Size matters, but a better location is a major improvement as well. If you’ve been to the current store lately, especially as construction has ramped up the in the area, that is rather obvious.
The new space will have an entrance right off of Highway 9 (near the current Stan Miller excavation business), so flow in and out of the new store will be much improved. They’ll also have a larger parking area and lumber yard to better serve customers as well.
Being a bit closer to Frisco won’t hurt, either.
“We’re hoping to be able to draw some more business from that community, as well as Breckenridge,” Kurmas said.

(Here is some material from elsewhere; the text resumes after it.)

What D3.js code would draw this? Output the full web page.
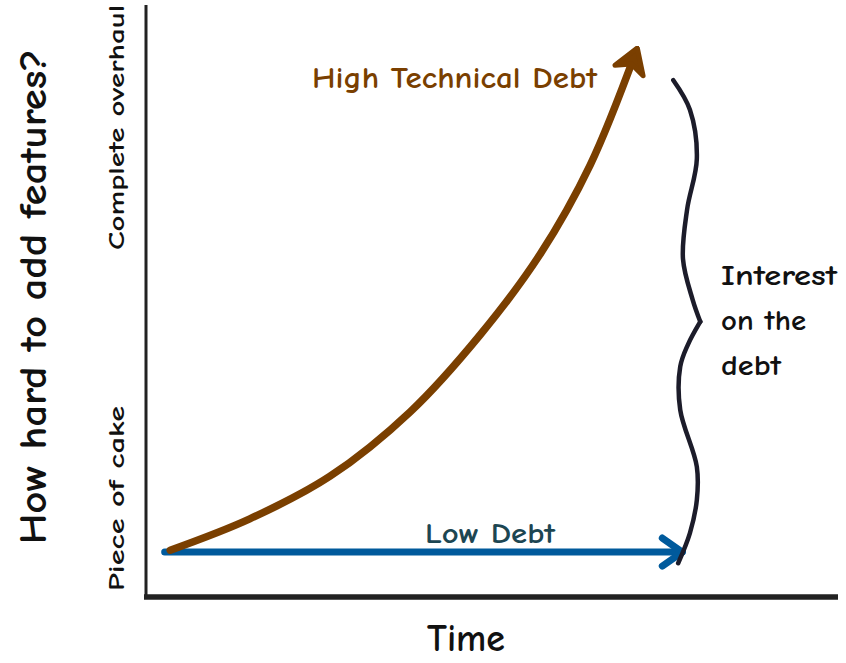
<!DOCTYPE html>
<html>
<head>
<meta charset="utf-8">
<script src="https://cdn.jsdelivr.net/npm/d3@7"></script>
<style>
  body { margin: 0; background: #fff; }
  svg text { font-family: "Comic Sans MS", "Comic Neue", Lato, sans-serif; font-weight: bold; }
</style>
</head>
<body>
<div id="chart"></div>
<script>
// axis domains (arbitrary units: time, effort)
const timeDomain = [0, 10];
const effortDomain = [0, 10];

// high technical debt curve
const highDebtTime   = [0.35, 1.50, 2.66, 3.82, 4.83, 5.69, 6.42, 7.08];
const highDebtEffort = [0.79, 1.32, 2.04, 3.13, 4.43, 5.78, 7.30, 9.21];

// low debt line
const lowDebtTime   = [0.27, 7.75];
const lowDebtEffort = [0.76, 0.76];

// curly brace, top half and bottom half meeting at the cusp
const braceTopTime     = [7.62, 7.86, 7.96, 7.82, 7.76, 7.90, 8.01];
const braceTopEffort   = [8.73, 8.23, 7.40, 6.55, 5.71, 5.02, 4.65];
const braceBottomTime   = [8.01, 7.83, 7.72, 7.72, 7.96, 7.96, 7.86, 7.69];
const braceBottomEffort = [4.65, 4.26, 3.89, 3.16, 2.20, 1.64, 1.08, 0.57];

const yTickLabels = ["Piece of cake", "Complete overhaul"];
const braceLabel = ["Interest", "on the", "debt"];

const width = 846, height = 663;
const margin = { top: 5, right: 8, bottom: 66, left: 146 };

const x = d3.scaleLinear()
    .domain(timeDomain)
    .range([margin.left, width - margin.right]);

const y = d3.scaleLinear()
    .domain(effortDomain)
    .range([height - margin.bottom, margin.top]);

const svg = d3.select("#chart")
    .append("svg")
    .attr("width", width)
    .attr("height", height);

const defs = svg.append("defs");

defs.append("marker")
    .attr("id", "head-brown")
    .attr("markerUnits", "userSpaceOnUse")
    .attr("viewBox", "-28 -20 34 40")
    .attr("markerWidth", 34)
    .attr("markerHeight", 40)
    .attr("refX", 0)
    .attr("refY", 0)
    .attr("orient", "auto")
    .append("path")
    .attr("d", "M-20,-15 L4,0 L-20,15 L-13,0 Z")
    .attr("fill", "#7a3f00")
    .attr("stroke", "#7a3f00")
    .attr("stroke-width", 5)
    .attr("stroke-linejoin", "round");

defs.append("marker")
    .attr("id", "head-blue")
    .attr("markerUnits", "userSpaceOnUse")
    .attr("viewBox", "-28 -20 34 40")
    .attr("markerWidth", 34)
    .attr("markerHeight", 40)
    .attr("refX", 0)
    .attr("refY", 0)
    .attr("orient", "auto")
    .append("path")
    .attr("d", "M-20,-14 L0,0 L-20,14")
    .attr("fill", "none")
    .attr("stroke", "#005a9c")
    .attr("stroke-width", 7)
    .attr("stroke-linecap", "round")
    .attr("stroke-linejoin", "round");

const zip = (xs, ys) => xs.map((d, i) => [d, ys[i]]);

const line = d3.line()
    .x(d => x(d[0]))
    .y(d => y(d[1]))
    .curve(d3.curveCatmullRom.alpha(0.5));

// axes, drawn as plain lines (no ticks)
svg.append("line")
    .attr("x1", x(0)).attr("x2", x(0))
    .attr("y1", y(10)).attr("y2", y(0))
    .attr("stroke", "#222")
    .attr("stroke-width", 3);

svg.append("line")
    .attr("x1", x(0) - 2).attr("x2", x(10))
    .attr("y1", y(0)).attr("y2", y(0))
    .attr("stroke", "#222")
    .attr("stroke-width", 5.5);

// y tick labels
svg.append("g")
    .selectAll("text")
    .data(yTickLabels)
    .join("text")
    .attr("transform", (d, i) => i === 0
        ? `translate(124,${y(0) - 6}) rotate(-90)`
        : `translate(124,${y(10)}) rotate(-90)`)
    .attr("text-anchor", (d, i) => i === 0 ? "start" : "end")
    .attr("font-size", 22)
    .attr("fill", "#111")
    .attr("textLength", (d, i) => i === 0 ? 185 : 245)
    .attr("lengthAdjust", "spacingAndGlyphs")
    .text(d => d);

// axis titles
svg.append("text")
    .attr("transform", `translate(46,${y(5.07)}) rotate(-90)`)
    .attr("text-anchor", "middle")
    .attr("font-size", 38)
    .attr("fill", "#111")
    .attr("textLength", 495)
    .attr("lengthAdjust", "spacingAndGlyphs")
    .text("How hard to add features?");

svg.append("text")
    .attr("x", 466)
    .attr("y", 651)
    .attr("text-anchor", "middle")
    .attr("font-size", 38)
    .attr("fill", "#111")
    .attr("textLength", 78)
    .attr("lengthAdjust", "spacingAndGlyphs")
    .text("Time");

// low debt
svg.append("path")
    .attr("d", line(zip(lowDebtTime, lowDebtEffort)))
    .attr("fill", "none")
    .attr("stroke", "#005a9c")
    .attr("stroke-width", 7)
    .attr("stroke-linecap", "round")
    .attr("marker-end", "url(#head-blue)");

svg.append("text")
    .attr("x", 490)
    .attr("y", 543)
    .attr("text-anchor", "middle")
    .attr("font-size", 28)
    .attr("fill", "#1d4652")
    .attr("textLength", 130)
    .attr("lengthAdjust", "spacingAndGlyphs")
    .text("Low Debt");

// high technical debt
svg.append("path")
    .attr("d", line(zip(highDebtTime, highDebtEffort)))
    .attr("fill", "none")
    .attr("stroke", "#7a3f00")
    .attr("stroke-width", 7.5)
    .attr("stroke-linecap", "round")
    .attr("marker-end", "url(#head-brown)");

svg.append("text")
    .attr("x", 597)
    .attr("y", 88)
    .attr("text-anchor", "end")
    .attr("font-size", 30)
    .attr("fill", "#7a3f00")
    .attr("textLength", 285)
    .attr("lengthAdjust", "spacingAndGlyphs")
    .text("High Technical Debt");

// brace
[zip(braceTopTime, braceTopEffort), zip(braceBottomTime, braceBottomEffort)].forEach(pts => {
    svg.append("path")
        .attr("d", line(pts))
        .attr("fill", "none")
        .attr("stroke", "#1c1c2a")
        .attr("stroke-width", 4.5)
        .attr("stroke-linecap", "round");
});

const braceWidths = [116, 85, 60];
svg.append("g")
    .selectAll("text")
    .data(braceLabel)
    .join("text")
    .attr("x", 721)
    .attr("y", (d, i) => 285 + i * 45)
    .attr("font-size", 28)
    .attr("fill", "#111")
    .attr("textLength", (d, i) => braceWidths[i])
    .attr("lengthAdjust", "spacingAndGlyphs")
    .text(d => d);
</script>
</body>
</html>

The timing of the project is interesting, as momentum for the expansion comes in the wake of Frisco voters’ repelling of big-box giant Home Depot in a special election late last year. While that vote was seen as a fairly definitive vote against big-box development in the town, the possibility always exists that another large retailer could choose another venue somewhere in Summit County.
“Are we concerned with competitors?” Kurmas asked. “Yes, it’s always in the back of your mind.”
“But this has been in the planning stages for a while now. I think our development, our growth within the community, was going to happen either way,” he said.
Construction of the new facility is being handled by Denver-based Himmelman Construction, who have already begun the necessary earth work operations, and will ramp up construction in July, according to president Barry Himmelman.
Himmelman originally employed local architects Baker Hogan Houx on design of the project, but has since redesigned the buildings for economical reasons. Himmelman said the design, however, “fits the environment really well,” and while it will include a pre-engineered metal fame, “it’s got all the trim on it, and a metal roof, and is very attractive.”
Kurmas called the design “traditional” and said it fits the profile of other Breckenridge businesses.
Breckenridge firm Robert J. Greenly has been retained to push the project through town planning channels, and there is still some permitting to be done before full construction, Himmelman said.
Himmelman hopes to have the construction project completely closed in by October, and final completion ” ready for opening ” in February of next year.